The worksomeness of the Catholic Church showed that people were beginning to understand the new era and to mould themselves to its requirements. “How can one deny,” asks Adolf Harnack, “that Catholicism, as soon as it pulled itself together for the counter-reformation … was for over a century in far closer touch with the new era than Luther’s Protestantism? Hence the many converts from Protestantism to Catholicism, particularly among learned Protestants, down to the days of Queen Christina of Sweden and even after.”[1601]


As for the ideas, however, which constituted the essence of the religious innovations the Catholic Church could not accept them short of being untrue to herself and betraying what had been committed to her custody. Whereas she gradually found a way to comply with all just demands for betterment and progress, she was nevertheless obliged relentlessly to close her ears to proposals for the subversion of her dogma and the alteration of her constitution.

She steadfastly refused to make her own the new and mistaken conception of the Church, of Bible interpretation, of faith, justification and good works. In spite of the heart-rending sight of the growing apostasy around her, she kept her eyes fixed on the promises of her Founder and remained true to her olden conception of the Church as a visible society controlled by Chief Pastors who are the vicars of Christ.
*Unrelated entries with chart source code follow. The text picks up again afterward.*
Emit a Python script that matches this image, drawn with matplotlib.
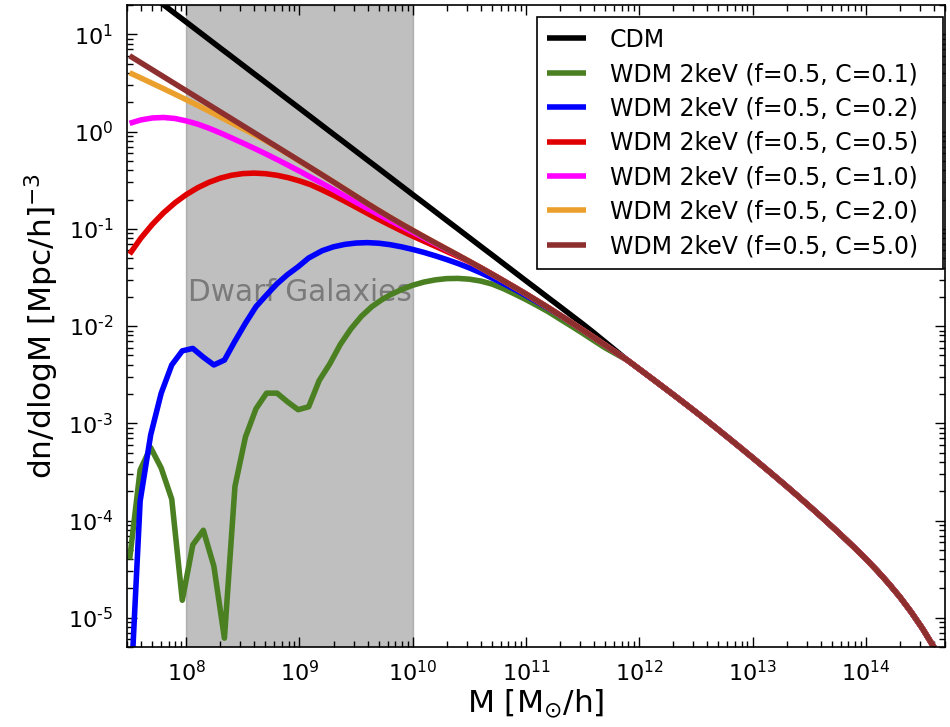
import numpy as np
import matplotlib
matplotlib.use("Agg")
import matplotlib.pyplot as plt
from matplotlib.ticker import LogLocator, FuncFormatter, NullFormatter

# log10(M [Msun/h]) for the smooth curves, 10^7.5 .. 10^11.8
smooth_logm = [7.5, 7.6, 7.7, 7.8, 7.9, 8.0, 8.1, 8.2, 8.3, 8.4, 8.5, 8.6,
               8.7, 8.8, 8.9, 9.0, 9.1, 9.2, 9.3, 9.4, 9.5, 9.6, 9.7, 9.8,
               9.9, 10.0, 10.1, 10.2, 10.3, 10.4, 10.5, 10.6, 10.7, 10.8,
               10.9, 11.0, 11.1, 11.2, 11.3, 11.4, 11.5, 11.6, 11.7, 11.8]

# high-mass end, where every model follows CDM
tail_logm = [11.9, 12.0, 12.1, 12.2, 12.3, 12.4, 12.5, 12.6, 12.7, 12.8,
             12.9, 13.0, 13.1, 13.2, 13.3, 13.4, 13.5, 13.6, 13.7, 13.8,
             13.9, 14.0, 14.1, 14.2, 14.3, 14.4, 14.5, 14.6, 14.7]
tail_logn = [-2.355, -2.442, -2.529, -2.617, -2.705, -2.794, -2.884, -2.975,
             -3.068, -3.162, -3.257, -3.353, -3.450, -3.548, -3.647, -3.748,
             -3.850, -3.954, -4.060, -4.168, -4.279, -4.394, -4.515, -4.645,
             -4.785, -4.940, -5.110, -5.300, -5.510]

# log10(dn/dlogM) on smooth_logm
cdm_logn = [1.570, 1.481, 1.393, 1.304, 1.215, 1.127, 1.038, 0.949, 0.860,
            0.772, 0.683, 0.594, 0.506, 0.417, 0.328, 0.240, 0.151, 0.062,
            -0.027, -0.115, -0.204, -0.293, -0.381, -0.470, -0.559, -0.648,
            -0.736, -0.825, -0.914, -1.002, -1.091, -1.180, -1.268, -1.357,
            -1.446, -1.535, -1.623, -1.712, -1.800, -1.889, -1.978, -2.070,
            -2.165, -2.260]
c50_logn = [0.780, 0.708, 0.636, 0.564, 0.492, 0.420, 0.348, 0.276, 0.204,
            0.132, 0.060, -0.012, -0.084, -0.156, -0.228, -0.300, -0.372,
            -0.445, -0.518, -0.592, -0.666, -0.740, -0.812, -0.882, -0.950,
            -1.016, -1.081, -1.145, -1.208, -1.271, -1.335, -1.400, -1.466,
            -1.533, -1.601, -1.670, -1.741, -1.813, -1.887, -1.963, -2.040,
            -2.118, -2.197, -2.276]
# the warmer models below follow C=5.0 once they have joined it
c20_low = [0.605, 0.551, 0.496, 0.441, 0.385, 0.328, 0.270, 0.211, 0.151,
           0.090, 0.030, -0.030, -0.092, -0.160, -0.231, -0.303, -0.375]
c10_low = [0.085, 0.120, 0.140, 0.145, 0.135, 0.110, 0.077, 0.035, -0.013,
           -0.065, -0.118, -0.172, -0.228, -0.286, -0.346, -0.407, -0.470,
           -0.533, -0.597, -0.662, -0.727, -0.790, -0.853, -0.915, -0.975,
           -1.035, -1.095, -1.155, -1.214, -1.274, -1.337]
c05_low = [-1.260, -1.095, -0.955, -0.835, -0.733, -0.648, -0.578, -0.522,
           -0.479, -0.449, -0.432, -0.427, -0.433, -0.449, -0.474, -0.507,
           -0.547, -0.600, -0.656, -0.716, -0.778, -0.841, -0.903, -0.962,
           -1.020, -1.075, -1.128, -1.180, -1.232, -1.285, -1.340]

# C=0.2 and C=0.1 are sampled on their own grids
c02_logm = [7.5, 7.593, 7.686, 7.779, 7.872, 7.965, 8.058, 8.151, 8.244,
            8.337, 8.43, 8.523, 8.616, 8.709, 8.802, 8.895, 8.988, 9.081,
            9.2, 9.3, 9.4, 9.5, 9.6, 9.7, 9.8, 9.9, 10.0, 10.1, 10.2, 10.3,
            10.4, 10.5, 10.6, 10.7, 10.8, 10.9, 11.0, 11.1, 11.2, 11.3, 11.4,
            11.5, 11.6, 11.7, 11.8]
c02_logn = [-6.0, -3.8, -3.12, -2.69, -2.40, -2.255, -2.23, -2.32, -2.40,
            -2.35, -2.155, -1.97, -1.80, -1.68, -1.565, -1.47, -1.39, -1.30,
            -1.225, -1.185, -1.160, -1.146, -1.142, -1.148, -1.163, -1.185,
            -1.212, -1.243, -1.278, -1.316, -1.357, -1.402, -1.452, -1.506,
            -1.563, -1.623, -1.686, -1.752, -1.820, -1.890, -1.965, -2.042,
            -2.120, -2.198, -2.277]

c01_logm = [7.5, 7.593, 7.686, 7.779, 7.872, 7.965, 8.058, 8.151, 8.244,
            8.337, 8.43, 8.523, 8.616, 8.709, 8.802, 8.895, 8.988, 9.081,
            9.174, 9.267, 9.36, 9.453, 9.546, 9.639, 9.732, 9.8, 9.9, 10.0,
            10.1, 10.2, 10.3, 10.4, 10.5, 10.6, 10.7, 10.8, 10.9, 11.0, 11.1,
            11.2, 11.3, 11.4, 11.5, 11.6, 11.7, 11.8]
c01_logn = [-4.40, -3.48, -3.25, -3.46, -3.78, -4.82, -4.25, -4.10, -4.47,
            -5.21, -3.65, -3.14, -2.85, -2.69, -2.69, -2.78, -2.86, -2.83,
            -2.56, -2.39, -2.19, -2.03, -1.90, -1.80, -1.725, -1.680, -1.625,
            -1.580, -1.547, -1.525, -1.512, -1.510, -1.518, -1.537, -1.568,
            -1.615, -1.670, -1.728, -1.790, -1.855, -1.928, -2.000, -2.074,
            -2.150, -2.225, -2.290]

c20_logn = c20_low + c50_logn[len(c20_low):]
c10_logn = c10_low + c50_logn[len(c10_low):]
c05_logn = c05_low + c50_logn[len(c05_low):]

x_decades = [8, 9, 10, 11, 12, 13, 14]
y_decades = [-5, -4, -3, -2, -1, 0, 1]

labels = ["CDM"] + ["WDM 2keV (f=0.5, C=%s)" % c
                    for c in ["0.1", "0.2", "0.5", "1.0", "2.0", "5.0"]]
colors = ["black", "#4a8022", "#0000ff", "#e00000", "#ff00ff", "#eba02d",
          "#8e2f2f"]

series = [
    (smooth_logm, cdm_logn),
    (c01_logm, c01_logn),
    (c02_logm, c02_logn),
    (smooth_logm, c05_logn),
    (smooth_logm, c10_logn),
    (smooth_logm, c20_logn),
    (smooth_logm, c50_logn),
]

fig = plt.figure(figsize=(9.5, 7.27), dpi=100)
ax = fig.add_axes([0.1337, 0.110, 0.861, 0.883])

ax.axvspan(1e8, 1e10, color="gray", alpha=0.5, zorder=1)
ax.text(1.04e8, 0.022, "Dwarf Galaxies", fontsize=21.3, color="0.48",
        va="center", ha="left", zorder=1.5)

for (lm, ln), col, lab in zip(series, colors, labels):
    m = 10 ** np.array(lm + tail_logm)
    n = 10 ** np.array(ln + tail_logn)
    ax.plot(m, n, color=col, lw=4, label=lab, zorder=2,
            solid_joinstyle="round", solid_capstyle="butt")

ax.set_xscale("log")
ax.set_yscale("log")
ax.set_xlim(3e7, 5e14)
ax.set_ylim(5e-6, 20)


def power_label(v, pos):
    e = int(round(np.log10(v)))
    s = str(e).replace("-", r"\text{-}")
    return r"$10^{%s}$" % s


ax.set_xticks([10.0 ** d for d in x_decades])
ax.set_yticks([10.0 ** d for d in y_decades])
for axis in (ax.xaxis, ax.yaxis):
    axis.set_minor_locator(LogLocator(base=10, subs=np.arange(2, 10),
                                      numticks=20))
    axis.set_major_formatter(FuncFormatter(power_label))
    axis.set_minor_formatter(NullFormatter())

ax.tick_params(which="both", direction="in", top=True, right=True,
               labelsize=16, width=1)
ax.tick_params(which="major", length=7)
ax.tick_params(which="minor", length=4)
ax.tick_params(axis="x", pad=9)
ax.tick_params(axis="y", pad=10)
for sp in ax.spines.values():
    sp.set_linewidth(1.2)

ax.set_xlabel(r"M [M$_{\odot}$/h]", fontsize=22.5, labelpad=2)
ax.set_ylabel(r"dn/dlogM [Mpc/h]$^{-3}$", fontsize=22.5, labelpad=5)

# legend box stretched to a fixed width in the upper right corner
leg = ax.legend(loc="upper right", bbox_to_anchor=(0.501, 0.5, 0.4966, 0.4813),
                mode="expand", borderaxespad=0, fontsize=17,
                handlelength=1.65, handletextpad=1.0, labelspacing=0.44,
                borderpad=0.45, fancybox=False, framealpha=1,
                edgecolor="black")
leg.get_frame().set_linewidth(1.2)

fig.savefig("out.png", dpi=100)
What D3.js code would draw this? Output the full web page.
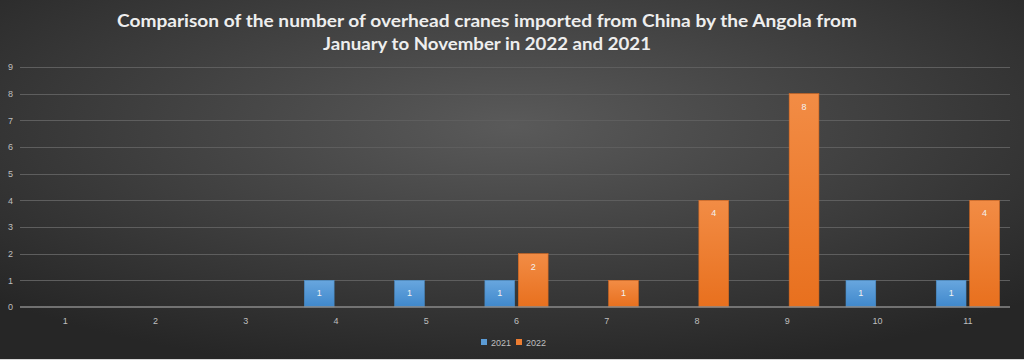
<!DOCTYPE html>
<html><head><meta charset="utf-8">
<script src="https://cdn.jsdelivr.net/npm/d3@7"></script>
<style>html,body{margin:0;padding:0;background:#333;}svg{display:block;}</style>
</head><body>
<svg id="c" width="1024" height="360"></svg>
<script>
const months = ["1","2","3","4","5","6","7","8","9","10","11"];
const series = ["2021","2022"];
const values2021 = [0,0,0,1,1,1,0,0,0,1,1];
const values2022 = [0,0,0,0,0,2,1,4,8,0,4];
const yTicks = [0,1,2,3,4,5,6,7,8,9];
const titleLines = ["Comparison of the number of overhead cranes imported from China by the Angola from","January to November in 2022 and 2021"];
const colors = {"2021":"#5b9bd5","2022":"#ed7d31"};

(function(){
const svg = d3.select("#c");
const W = 1024, H = 360;
const defs = svg.append("defs");
const bg = defs.append("radialGradient").attr("id","bg").attr("cx","50%").attr("cy","35%").attr("r","70%");
bg.append("stop").attr("offset","0%").attr("stop-color","#5a5a5a");
bg.append("stop").attr("offset","100%").attr("stop-color","#262626");
const gb = defs.append("linearGradient").attr("id","g2021").attr("x1",0).attr("y1",0).attr("x2",0).attr("y2",1);
gb.append("stop").attr("offset","0%").attr("stop-color","#68a6de");
gb.append("stop").attr("offset","100%").attr("stop-color","#3f88cc");
const go = defs.append("linearGradient").attr("id","g2022").attr("x1",0).attr("y1",0).attr("x2",0).attr("y2",1);
go.append("stop").attr("offset","0%").attr("stop-color","#f28c45");
go.append("stop").attr("offset","100%").attr("stop-color","#e8701e");

svg.append("rect").attr("width",W).attr("height",H).attr("fill","url(#bg)");
svg.append("line").attr("x1",0).attr("x2",W).attr("y1",359.5).attr("y2",359.5).attr("stroke","#d9d9d9");

const pl = 20, pr = 1013, pt = 67, pb = 307;
const x0 = d3.scaleBand().domain(months).range([pl,pr]).paddingInner(0.3).paddingOuter(0.15);
const x1 = d3.scaleBand().domain(series).range([0,x0.bandwidth()]).paddingInner(0.11);
const y = d3.scaleLinear().domain([0,9]).range([pb,pt]);

svg.append("g").selectAll("line").data(yTicks.filter(d=>d>0)).join("line")
  .attr("x1",pl).attr("x2",1010).attr("y1",d=>Math.round(y(d))+0.5).attr("y2",d=>Math.round(y(d))+0.5)
  .attr("stroke","#5e5e5e").attr("stroke-width",1);

const yAxis = d3.axisLeft(y).tickValues(yTicks).tickSize(0).tickPadding(0);
const ya = svg.append("g").attr("transform",`translate(13,0)`).call(yAxis);
ya.select(".domain").remove();
ya.selectAll("text").attr("fill","#bfbfbf").attr("font-family","Liberation Sans, Arial, sans-serif").attr("font-size",9).attr("text-anchor","end");

const data = months.map((m,i)=>({m, vals:[{s:"2021",v:values2021[i]},{s:"2022",v:values2022[i]}]}));
const grp = svg.append("g").selectAll("g").data(data).join("g").attr("transform",d=>`translate(${x0(d.m)},0)`);
const bars = grp.selectAll("g").data(d=>d.vals.filter(e=>e.v>0)).join("g");
bars.append("rect").attr("x",d=>x1(d.s)).attr("width",x1.bandwidth())
  .attr("y",d=>y(d.v)).attr("height",d=>y(0)-y(d.v))
  .attr("fill",d=>`url(#g${d.s})`).attr("stroke",d=>d.s==="2021"?"#4a8cc6":"#d9691f").attr("stroke-width",0.6);
bars.append("text").attr("x",d=>x1(d.s)+x1.bandwidth()/2).attr("y",d=>y(d.v)+16)
  .attr("text-anchor","middle").attr("fill","#f2f2f2").attr("font-family","Liberation Sans, Arial, sans-serif").attr("font-size",9)
  .text(d=>d.v);

const xAxis = d3.axisBottom(x0).tickSize(0).tickPadding(11);
const xa = svg.append("g").attr("transform",`translate(0,${pb})`).call(xAxis);
xa.select(".domain").attr("stroke","#8a8a8a").attr("stroke-width",1.5).attr("d",`M${pl},0H1010`);
xa.selectAll("text").attr("fill","#bfbfbf").attr("font-family","Liberation Sans, Arial, sans-serif").attr("font-size",9);

svg.append("g").selectAll("text").data(titleLines).join("text")
  .attr("x",487).attr("y",(d,i)=>27+i*23).attr("text-anchor","middle")
  .attr("fill","#eeeeee").attr("font-family","Lato, 'Open Sans', sans-serif").attr("font-weight","bold").attr("font-size",16.5)
  .attr("textLength",(d,i)=>i===0?740:328).attr("lengthAdjust","spacingAndGlyphs")
  .text(d=>d);

const lg = svg.append("g").attr("transform","translate(481,339)");
const li = lg.selectAll("g").data(series).join("g").attr("transform",(d,i)=>`translate(${i*35},0)`);
li.append("rect").attr("width",6).attr("height",6).attr("fill",d=>colors[d]);
li.append("text").attr("x",10).attr("y",6.5).attr("fill","#bfbfbf").attr("font-family","Liberation Sans, Arial, sans-serif").attr("font-size",9).text(d=>d);
})();
</script>
</body></html>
Ulrich Zasius of Freiburg in Baden, one of the greatest lawyers and humanists of the 16th century, who had for a while dallied with some of the demands of the innovators, afterwards repudiated as follows any idea of going over to their side:

“I shall remain true to the doctrines and decisions of the Church even should all the host of heaven command me otherwise.” “Such an insult I will on no account offer to the Lord of Truth as to believe He had deceived us for so many hundreds of years”—by permitting the Church to fall into error in spite of the promise that the Spirit of truth would always remain with her.

“For more than a thousand years the Church has taught us by the voice of her Doctors who all take their stand on Holy Scripture. But you twist the Gospel about as you please. Is Luther then to be set above all the Doctors of the past? Our forefathers, who also were authorities and all the wise men, would have called such a demand sheer madness.” “You, however, argue that the Spirit leads and guides you. But what sort of Spirit is it that teaches you to scold and calumniate as you do? In the Epistle of James I have read on the contrary that wisdom is peaceable and modest.”

“Give me a man who renounces all earthly things, keeps all the precepts of Christ, loves his enemies from his heart and does them good, abuses none and is cheerful in adversity. Such a man I will call worthy of the Evangel. But among the ranks of such men you can scarcely reckon Luther.”